How It All Goes Down
Lord of the Flies opens the morning after a plane carrying a group of British boys ages 6 to 12 has crashed on a deserted island in the Pacific Ocean. Oops. (Also, apparently the world is at war. This matters.) With no adults around, the boys are left to fend for and govern themselves. Things start out okay. The boys use a conch shell as a talking stick, and Ralph, one of the older boys, becomes "chief."
And then trouble begins. They're afraid of a "beast" somewhere on the island, and then they decide to build a signal fire using the glasses of a boy named Piggy (who is a portly fellow, and also the most loyal friend to Ralph). But Jack, jealous of Ralph's power, decides the boys should devote their energies to hunting food (namely pigs) instead of maintaining the fire. The longer they're on the island, the more savage he becomes. Meanwhile, our other key player, a wise and philosophical boy named Simon, works with Ralph to build shelters.
Eventually, these latent conflicts become not so latent, and the boys who are supposed to be tending the fire skip out on their duties to kill a pig. The blood and gore of the hunt is all very exciting until they realize that, while they were out being bloodthirsty boys, the fire went out and a ship passed by without noticing them. When confronted with this fact, Jack punches Piggy in the face and breaks one lens of his glasses. Not good.
Right about this time, a dead man attached to a parachute blows in Mary-Poppins-style to the island. The mysterious parachuting creature is mistaken for the beast, and the boys begin a massive hunt to kill it. Only Simon (and, let's face it, the audience) is skeptical, believing instead they're really just afraid of themselves. He goes off into the woods to contemplate the situation while Jack and Ralph ascend the mountain and find the beast—but they don't stick around long enough to see that it is in fact only a dead man.
Back in the group, Jack decides Ralph shouldn't be chief anymore. He secedes and invites whoever wants to come with him and kill things (like more pigs, and maybe some people if they feel like it). Most of the older kids go with him, and Simon, hiding, watches Jack and Co. hunt a pig. This time, they slaughter a fat mother pig (in a scene described somewhat as a rape), cut off her head, and jam it onto a stick in the ground. Nice.

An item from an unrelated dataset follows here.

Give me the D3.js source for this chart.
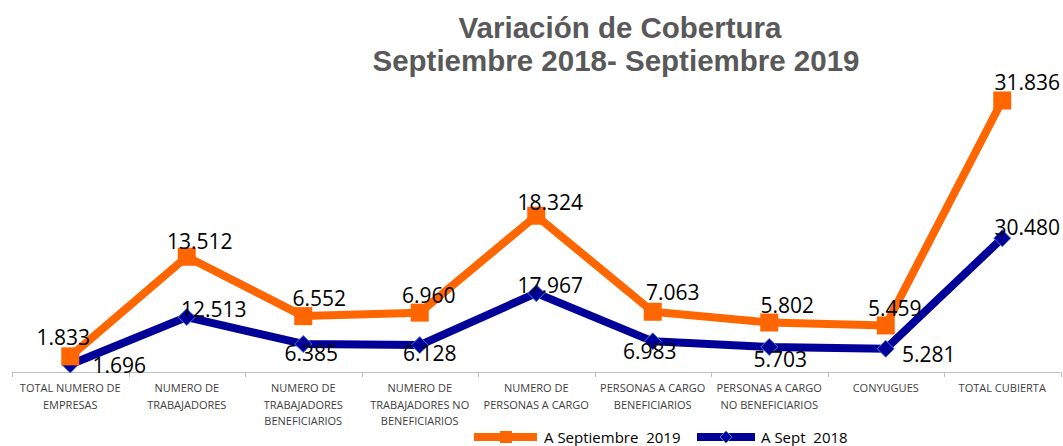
<!DOCTYPE html>
<html>
	<head>
		<title>Variacion de Cobertura</title>
		<script src="https://d3js.org/d3.v7.min.js"></script>
		<style>
			body {
				margin: 0;
				background: #fff;
			}
			.title {
				font-family: "Liberation Sans", Arial, sans-serif;
				font-weight: bold;
				fill: #595959;
			}
			.cat {
				font-family: "Open Sans", sans-serif;
				font-size: 11px;
				fill: #404040;
			}
			.val {
				font-family: "Open Sans", sans-serif;
				font-size: 21px;
				fill: #000;
			}
			.leg {
				font-family: "Open Sans", sans-serif;
				font-size: 15px;
				fill: #000;
			}
		</style>
	</head>
	<body>
		<div class="chart"></div>
		<script>
			var categories = [
				["TOTAL NUMERO DE", "EMPRESAS"],
				["NUMERO DE", "TRABAJADORES"],
				["NUMERO DE", "TRABAJADORES", "BENEFICIARIOS"],
				["NUMERO DE", "TRABAJADORES NO", "BENEFICIARIOS"],
				["NUMERO DE", "PERSONAS A CARGO"],
				["PERSONAS A CARGO", "BENEFICIARIOS"],
				["PERSONAS A CARGO", "NO BENEFICIARIOS"],
				["CONYUGUES"],
				["TOTAL CUBIERTA"]
			];
			var sept2019 = [1.833, 13.512, 6.552, 6.960, 18.324, 7.063, 5.802, 5.459, 31.836];
			var sept2018 = [1.696, 12.513, 6.385, 6.128, 17.967, 6.983, 5.703, 5.281, 30.480];
			var seriesNames = ["A Septiembre  2019", "A Sept  2018"];

			// hand placed label offsets (dx, dy) like in the original sheet
			var off2019 = [[-7,-11],[13,-8],[16,-10],[9,-10],[14,-6],[20,-12],[18,-10],[9,-9],[25,-10]];
			var off2018 = [[49,8],[27,0],[8,17],[10,16],[14,0],[-3,18],[11,20],[43,13],[25,-3]];

			var width = 1063, height = 446;
			var plotLeft = 12, plotRight = 1060.5, plotBase = 372, plotTop = 73.5;

			var svg = d3.select(".chart").append("svg")
				.attr("width", width)
				.attr("height", height);

			var x = d3.scaleBand()
				.domain(d3.range(categories.length))
				.range([plotLeft, plotRight]);

			// two series sit on separate (hidden) value axes
			var y1 = d3.scaleLinear().domain([0, 35]).range([plotBase, plotTop]);
			var y2 = d3.scaleLinear().domain([0, 68]).range([plotBase, plotTop]);

			function cx(i) { return x(i) + x.bandwidth() / 2; }

			//title
			var title = svg.append("text")
				.attr("class", "title")
				.attr("text-anchor", "middle")
				.style("font-size", "29.5px");
			title.append("tspan").attr("x", 620).attr("y", 38).text("Variación de Cobertura");
			title.append("tspan").attr("x", 616).attr("y", 71).text("Septiembre 2018- Septiembre 2019");

			//axis
			svg.append("line")
				.attr("x1", plotLeft).attr("x2", plotRight)
				.attr("y1", plotBase + 0.5).attr("y2", plotBase + 0.5)
				.attr("stroke", "#bfbfbf");

			svg.selectAll("line.tick")
				.data(d3.range(categories.length + 1))
				.enter().append("line")
				.attr("class", "tick")
				.attr("x1", function(d) { return Math.round(plotLeft + d * x.step()) + 0.5; })
				.attr("x2", function(d) { return Math.round(plotLeft + d * x.step()) + 0.5; })
				.attr("y1", plotBase)
				.attr("y2", plotBase + 5)
				.attr("stroke", "#bfbfbf");

			var cats = svg.selectAll("text.cat")
				.data(categories)
				.enter().append("text")
				.attr("class", "cat")
				.attr("text-anchor", "middle");
			cats.selectAll("tspan")
				.data(function(d, i) { return d.map(function(t) { return {t: t, i: i}; }); })
				.enter().append("tspan")
				.attr("x", function(d) { return cx(d.i); })
				.attr("y", function(d, j) { return 392 + j * 16.5; })
				.text(function(d) { return d.t; });

			//lines - 2018 first so the 2019 squares sit on top
			var line1 = d3.line().x(function(d, i) { return cx(i); }).y(function(d) { return y1(d); });
			var line2 = d3.line().x(function(d, i) { return cx(i); }).y(function(d) { return y2(d); });

			svg.append("path")
				.attr("d", line2(sept2018))
				.attr("fill", "none")
				.attr("stroke", "#000099")
				.attr("stroke-width", 8)
				.attr("stroke-linejoin", "round");

			svg.selectAll("path.m18")
				.data(sept2018)
				.enter().append("path")
				.attr("class", "m18")
				.attr("d", function(d, i) {
					var px = cx(i), py = y2(d), r = 8.5;
					return "M" + px + "," + (py - r) + "L" + (px + r) + "," + py + "L" + px + "," + (py + r) + "L" + (px - r) + "," + py + "Z";
				})
				.attr("fill", "#000099")
				.attr("stroke", "#4a7bd0")
				.attr("stroke-width", 1);

			svg.append("path")
				.attr("d", line1(sept2019))
				.attr("fill", "none")
				.attr("stroke", "#ff6600")
				.attr("stroke-width", 8)
				.attr("stroke-linejoin", "round");

			svg.selectAll("rect.m19")
				.data(sept2019)
				.enter().append("rect")
				.attr("class", "m19")
				.attr("x", function(d, i) { return cx(i) - 9; })
				.attr("y", function(d) { return y1(d) - 9; })
				.attr("width", 18)
				.attr("height", 18)
				.attr("fill", "#ff6600");

			//data labels
			svg.selectAll("text.v19")
				.data(sept2019)
				.enter().append("text")
				.attr("class", "val v19")
				.attr("text-anchor", "middle")
				.attr("x", function(d, i) { return cx(i) + off2019[i][0]; })
				.attr("y", function(d, i) { return y1(d) + off2019[i][1]; })
				.text(function(d) { return d3.format(".3f")(d); });

			svg.selectAll("text.v18")
				.data(sept2018)
				.enter().append("text")
				.attr("class", "val v18")
				.attr("text-anchor", "middle")
				.attr("x", function(d, i) { return cx(i) + off2018[i][0]; })
				.attr("y", function(d, i) { return y2(d) + off2018[i][1]; })
				.text(function(d) { return d3.format(".3f")(d); });

			//legend
			var legend = svg.append("g").attr("transform", "translate(474,437)");

			legend.append("line")
				.attr("x1", 0).attr("x2", 63)
				.attr("stroke", "#ff6600").attr("stroke-width", 8);
			legend.append("rect")
				.attr("x", 26).attr("y", -6).attr("width", 12).attr("height", 12)
				.attr("fill", "#ff6600");
			legend.append("text")
				.attr("class", "leg")
				.attr("x", 70).attr("y", 6)
				.style("white-space", "pre")
				.text(seriesNames[0]);

			legend.append("line")
				.attr("x1", 223).attr("x2", 281)
				.attr("stroke", "#000099").attr("stroke-width", 8);
			legend.append("path")
				.attr("d", "M252,-6L258,0L252,6L246,0Z")
				.attr("fill", "#000099")
				.attr("stroke", "#4a7bd0");
			legend.append("text")
				.attr("class", "leg")
				.attr("x", 287).attr("y", 6)
				.style("white-space", "pre")
				.text(seriesNames[1]);
		</script>
	</body>
</html>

Simon stares at the head, which he calls "the Lord of the Flies" as it tells him (he's hallucinating, by the way) that it is the beast and that it is part of him (Simon). Simon passes out, gets a bloody nose, and wakes up covered in sweat, blood, and other generally disgusting things. Despite all this, he decides to continue up the mountain to face the beast, i.e. dead guy. Then he vomits and staggers down the mountain.
By now, Ralph and Piggy (both rather ravenous) are attending (with all the other boys) a big feast/party that Jack (decorated like an idol) is throwing. It's all a frenzied reenactment of the pig hunt until Simon, still bloody, sweaty, and covered in puke, stumbles down into the center of the crazed boys. He tries to tell them about the beast, but he is unrecognizable and the boys jab at him with their spears until he's dead. Oops. Simon's body is washed out to sea that night, and the wind carries off the body of the dead parachuting man, while Ralph and Piggy convince themselves they didn't take part in murdering Simon.
It's all downhill from here. Jack's crew attacks Ralph and Piggy and steals Piggy's eyeglasses to make fire on their own. When Ralph and Piggy decide to calmly talk it out with the "savages," Jack's enforcer, Roger, pushes a huge boulder off a cliff, killing Piggy. Ralph ends up running for his life, finds out that there's a head-on-stick future planned for him, and at last makes it to the shore of the island where he runs into… an officer of the British Navy. The boys are rescued from their mock war, but we're left with the image of the Navy's "trim cruiser" from the real war of the adults.